Where is Caribbean AI governance headed over the next two years?
The CTU Caribbean AI Task Force is scheduled to deliver its final report and consolidated policy guidance at the Caribbean AI Forum in 2026. At least two CARICOM states, Jamaica and Trinidad and Tobago, are expected to publish national AI strategies before the end of 2026. The pace depends on political will and institutional capacity, both of which remain uneven across the region.
The Governance Window Is Open, but Not Indefinitely
The Caribbean has a narrow window to shape its own AI governance architecture.
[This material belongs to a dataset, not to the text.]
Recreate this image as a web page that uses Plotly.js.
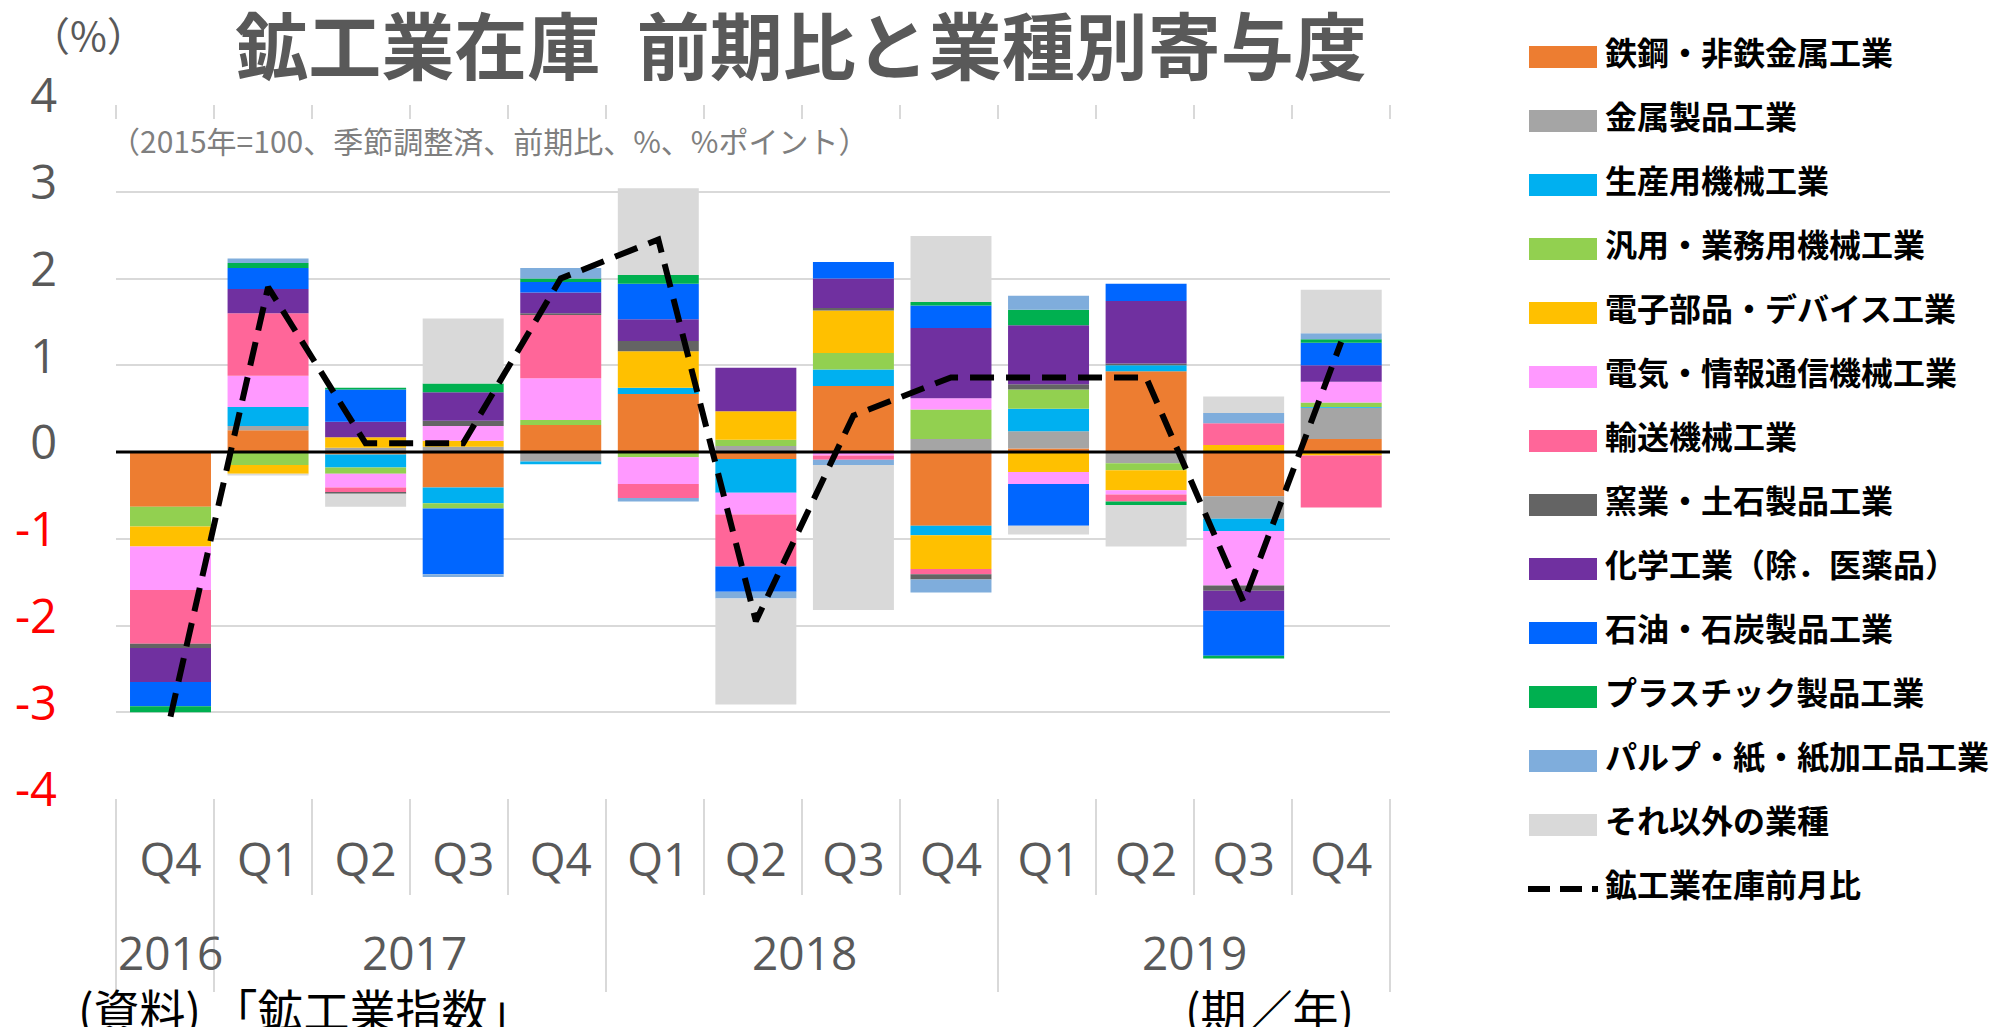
<!DOCTYPE html>
<html>
<head>
<meta charset="utf-8">
<script src="https://cdn.plot.ly/plotly-3.0.1.min.js"></script>
<style>
  html, body { margin: 0; padding: 0; background: #fff; }
  #myPlot { width: 1992px; height: 1027px; }
</style>
</head>
<body>
<div id="myPlot"></div>
<script>
// Categories (quarter / year)
var years = ['2016', '2017', '2017', '2017', '2017', '2018', '2018', '2018', '2018', '2019', '2019', '2019', '2019'];
var quarters = ['Q4', 'Q1', 'Q2', 'Q3', 'Q4', 'Q1', 'Q2', 'Q3', 'Q4', 'Q1', 'Q2', 'Q3', 'Q4'];

// Industry names and colours
var industries = ['鉄鋼・非鉄金属工業', '金属製品工業', '生産用機械工業', '汎用・業務用機械工業',
  '電子部品・デバイス工業', '電気・情報通信機械工業', '輸送機械工業', '窯業・土石製品工業',
  '化学工業（除．医薬品）', '石油・石炭製品工業', 'プラスチック製品工業', 'パルプ・紙・紙加工品工業', 'それ以外の業種'];
var colors = ['#ED7D31', '#A5A5A5', '#00B0F0', '#92D050', '#FFC000', '#FF99FF', '#FF6699',
  '#646464', '#7030A0', '#0066FF', '#00B050', '#7FADDC', '#D9D9D9'];
var lineName = '鉱工業在庫前月比';

// Contributions (%pt)
var tekko    = [-0.63, 0.25, -0.03, -0.41, 0.31, 0.67, -0.08, 0.76, -0.85, 0.04, 0.93, -0.51, 0.15];
var kinzoku  = [0, 0.05, 0.05, 0.06, -0.11, 0, 0.07, 0, 0.15, 0.20, -0.13, -0.26, 0.36];
var seisan   = [0, 0.22, -0.15, -0.18, -0.03, 0.07, -0.39, 0.19, -0.11, 0.26, 0.07, -0.14, 0.01];
var hanyo    = [-0.23, -0.15, -0.07, -0.06, 0.06, -0.06, 0.07, 0.19, 0.34, 0.22, -0.08, 0, 0.05];
var denshi   = [-0.23, -0.10, 0.12, 0.07, 0, 0.42, 0.33, 0.49, -0.39, -0.23, -0.23, 0.08, -0.04];
var denki    = [-0.50, 0.36, -0.16, 0.17, 0.48, -0.31, -0.25, -0.04, 0.13, -0.14, -0.05, -0.63, 0.24];
var yuso     = [-0.62, 0.72, -0.05, 0, 0.73, -0.16, -0.60, -0.05, -0.06, 0, -0.08, 0.25, -0.60];
var yogyo    = [-0.05, 0, -0.02, 0.06, 0.02, 0.12, 0, 0.03, -0.06, 0.06, 0.02, -0.06, 0];
var kagaku   = [-0.39, 0.28, 0.18, 0.33, 0.24, 0.25, 0.50, 0.34, 0.81, 0.68, 0.72, -0.23, 0.19];
var sekiyu   = [-0.28, 0.24, 0.37, -0.76, 0.12, 0.41, -0.29, 0.19, 0.26, -0.48, 0.20, -0.52, 0.26];
var plastic  = [-0.07, 0.06, 0.02, 0.10, 0.04, 0.10, 0, 0, 0.04, 0.18, -0.04, -0.03, 0.04];
var pulp     = [0, 0.05, 0, -0.03, 0.12, -0.04, -0.08, -0.06, -0.15, 0.16, 0, 0.12, 0.07];
var sonota   = [0, -0.02, -0.15, 0.75, 0, 1.00, -1.22, -1.67, 0.76, -0.10, -0.48, 0.19, 0.50];
var seriesValues = [tekko, kinzoku, seisan, hanyo, denshi, denki, yuso, yogyo, kagaku, sekiyu, plastic, pulp, sonota];

// Total change of inventory (%)
var totalChange = [-3.05, 1.9, 0.1, 0.1, 2.0, 2.45, -1.95, 0.42, 0.86, 0.86, 0.86, -1.73, 1.27];

var yTicks = [-4, -3, -2, -1, 0, 1, 2, 3, 4];

// plot area in pixels
var plotL = 116, plotR = 1390, plotT = 105, plotB = 799;
function px(x) { return (x - plotL) / (plotR - plotL); }
function py(y) { return (plotB - y) / (plotB - plotT); }

var keys = years.map(function (y, i) { return y + ' ' + quarters[i]; });

var data = industries.map(function (name, i) {
  return {
    type: 'bar',
    x: keys,
    y: seriesValues[i],
    name: name,
    marker: { color: colors[i], line: { width: 0 } }
  };
});
data.push({
  type: 'scatter',
  mode: 'lines',
  x: keys,
  y: totalChange,
  name: lineName,
  line: { color: '#000000', width: 6, dash: '24px,12px' }
});

var shapes = [];
var annotations = [];

// zero line on top of the bars
shapes.push({ type: 'line', xref: 'paper', yref: 'y', x0: 0, x1: 1, y0: 0, y1: 0,
  line: { color: '#000000', width: 3 }, layer: 'above' });

// category separators below the plot, ticks hanging from the top line
var n = quarters.length;
for (var k = 0; k <= n; k++) {
  var yearEdge = (k === 0 || k === n || years[k] !== years[k - 1]);
  shapes.push({ type: 'line', xref: 'paper', yref: 'paper', x0: k / n, x1: k / n,
    y0: 0, y1: py(yearEdge ? 992 : 895), line: { color: '#d9d9d9', width: 2 } });
  shapes.push({ type: 'line', xref: 'paper', yref: 'paper', x0: k / n, x1: k / n,
    y0: 1, y1: py(119), line: { color: '#d9d9d9', width: 2 } });
}

// year labels centred under their quarters
var yearList = years.filter(function (y, i) { return years.indexOf(y) === i; });
yearList.forEach(function (yr) {
  var idx = [];
  years.forEach(function (y, i) { if (y === yr) idx.push(i); });
  var mid = idx.reduce(function (a, b) { return a + b; }, 0) / idx.length;
  annotations.push({ text: yr, xref: 'x', yref: 'paper', x: mid, y: py(952),
    xanchor: 'center', yanchor: 'middle', showarrow: false,
    font: { family: 'Open Sans', size: 46, color: '#595959' } });
});

// legend drawn by hand (wide swatches)
var legendTop = 57, legendStep = 64;
industries.forEach(function (name, i) {
  var cy = legendTop + legendStep * i;
  shapes.push({ type: 'rect', xref: 'paper', yref: 'paper', x0: px(1529), x1: px(1597),
    y0: py(cy + 11), y1: py(cy - 11), fillcolor: colors[i], line: { width: 0 } });
  annotations.push({ text: name, xref: 'paper', yref: 'paper', x: px(1603), y: py(cy - 6),
    xanchor: 'left', yanchor: 'middle', showarrow: false,
    font: { family: 'Noto Sans CJK JP', size: 32, color: '#000000', weight: 'bold' } });
});
var lineY = legendTop + legendStep * industries.length;
shapes.push({ type: 'line', xref: 'paper', yref: 'paper', x0: px(1528), x1: px(1598),
  y0: py(lineY), y1: py(lineY), line: { color: '#000000', width: 6, dash: '22px,10px' } });
annotations.push({ text: lineName, xref: 'paper', yref: 'paper', x: px(1603), y: py(lineY - 6),
  xanchor: 'left', yanchor: 'middle', showarrow: false,
  font: { family: 'Noto Sans CJK JP', size: 32, color: '#000000', weight: 'bold' } });

// texts
annotations.push({ text: '（%）', xref: 'paper', yref: 'paper', x: px(88), y: py(34),
  xanchor: 'center', yanchor: 'middle', showarrow: false,
  font: { family: 'Noto Sans CJK JP', size: 40, color: '#595959' } });
annotations.push({ text: '（2015年=100、季節調整済、前期比、%、%ポイント）', xref: 'paper', yref: 'paper',
  x: px(108), y: py(140), xanchor: 'left', yanchor: 'middle', showarrow: false,
  font: { family: 'Noto Sans CJK JP', size: 30, color: '#7f7f7f' } });
annotations.push({ text: '(資料) 「鉱工業指数」', xref: 'paper', yref: 'paper',
  x: px(76), y: py(1008), xanchor: 'left', yanchor: 'middle', showarrow: false,
  font: { family: 'Noto Sans CJK JP', size: 46, color: '#000000' } });
annotations.push({ text: '(期／年)', xref: 'paper', yref: 'paper',
  x: px(1356), y: py(1008), xanchor: 'right', yanchor: 'middle', showarrow: false,
  font: { family: 'Noto Sans CJK JP', size: 46, color: '#000000' } });

var layout = {
  width: 1992,
  height: 1027,
  margin: { l: plotL, r: 1992 - plotR, t: plotT, b: 1027 - plotB },
  paper_bgcolor: '#ffffff',
  plot_bgcolor: '#ffffff',
  title: {
    text: '鉱工業在庫\u2002前期比と業種別寄与度',
    x: 801 / 1992, xanchor: 'center', xref: 'container',
    y: 1 - 48 / 1027, yanchor: 'middle', yref: 'container',
    font: { family: 'Noto Sans CJK JP', size: 73, color: '#595959', weight: 'bold' }
  },
  barmode: 'relative',
  bargap: 0.17,
  showlegend: false,
  xaxis: {
    type: 'category',
    tickmode: 'array',
    tickvals: keys,
    ticktext: quarters,
    showgrid: false,
    zeroline: false,
    showline: false,
    ticks: '',
    ticklabelstandoff: 30,
    tickfont: { family: 'Open Sans', size: 46, color: '#595959' }
  },
  yaxis: {
    range: [-4, 4],
    tickmode: 'array',
    tickvals: yTicks,
    ticktext: yTicks.map(function (v) {
      return v < 0 ? '<span style="color:#ff0000">' + v + '</span>' : String(v);
    }),
    showgrid: true,
    gridcolor: '#d9d9d9',
    gridwidth: 2,
    zeroline: false,
    showline: false,
    ticks: '',
    ticklabelstandoff: 58,
    ticklabelshift: -9,
    tickfont: { family: 'Open Sans', size: 47, color: '#595959' }
  },
  shapes: shapes,
  annotations: annotations
};

Plotly.newPlot('myPlot', data, layout, { displayModeBar: false, staticPlot: true });
</script>
</body>
</html>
The CTU Caribbean AI Task Force will report in 2026. The EU AI Act is now influencing every country whose businesses trade with Europe, which includes every major Caribbean financial centre. International AI platforms are setting default data practices that become harder to renegotiate once contracts are signed and systems are embedded.
Governance built now, even imperfect and incremental, gives Caribbean citizens, businesses, and governments options. Governance deferred gives them fewer options at higher cost. Jamaica and Barbados have demonstrated that small states can establish credible regulatory frameworks. Antigua and Barbuda has demonstrated that readiness assessments are achievable. Trinidad and Tobago has the institutional capacity and the political attention to move further than it has.
The question for the remaining 11 CARICOM states is not whether AI governance is technically feasible. It plainly is. The question is whether the political urgency exists to match the technological one. The data suggests the window for a considered, Caribbean-designed answer is about 24 months wide.